When Norton's parent company Norton Villiers Triumph (NVT) hit financial trouble in 1975 Shilton left Norton and joined BMW. In his new position Shilton helped BMW take over the UK police motorcycle market. Many of the accessories used on the Interpol, such as the fairing and top box, were carried over to the BMW police bikes.

==Tanks and radios==
Police radios were usually fitted to the petrol tank. There was no standard police radio with different forces using different radios. The radios were expensive and were reused when a new bike was brought, leading to a multitude of fitting requirements for the radio. The tank from the previous police version of the Atlas was carried over, with a modified underside to overcome the differences between the Atlas and Commando frames. Four variant were available: plain, with a radio recess, with screwed inserts or with pommels. (The bike exhibited at the Brighton Bike show had a recessed tank with a Cossar radio, with although obsolete was still in common use).

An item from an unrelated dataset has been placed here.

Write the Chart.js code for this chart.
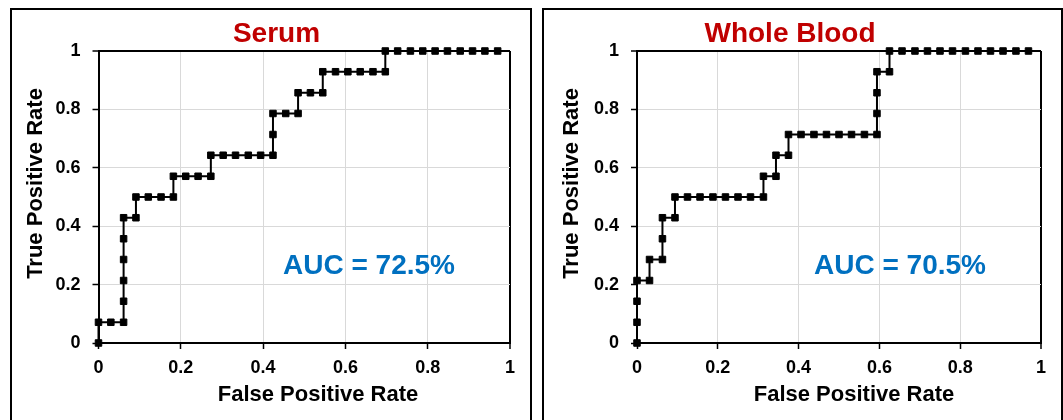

The Lancashire Constabulary were one of the largest forces in England at the time. They pioneered moving the radio from the tank to a rear box behind the rider. When the 5 impgal Interstate tank was introduced in 1972 to give the bikes a longer range, this added further reasoning to use a rear mounted radio. The Pye Westminster was introduced in 1967 and became available in various car and motorcycle configurations as well as offering more features and channels. It was also lighter and smaller than its predecessors. The Westminster eventually became the most used police radio.

==1975 Saudi Arabia order==
Shilton travelled to Riyadh in March 1975 with the intention of selling Interpols to Saudi's Minister of Defence Prince Aziz. Shilton impressed Prince Aziz at a military tattoo by riding past the royal enclosure on an Interpol with the lights flashing and siren sounding with Shilton standing to attention on the footrests and giving an eyes right salute as he passed. A deal worth £1 million was agreed to supply nearly 600 bikes.

By the summer of '75 Norton Villiers Triumph were liquidation and the Wolverhampton factory where the Commando was made was occupied with workers staging a sit-in. The former BSA factory at Small Heath was producing a final run of the Triumph Trident T160 of 288 bikes for Australia and 224 for the US. These bikes were transferred to the Saudi order and the bikes converted to a police specification with Norton badges.

The Tridents were unreliable in Saudi Arabia and the final consignment of 130 bikes was cancelled. These bikes were sold off as the Triumph Cardinal in 1977.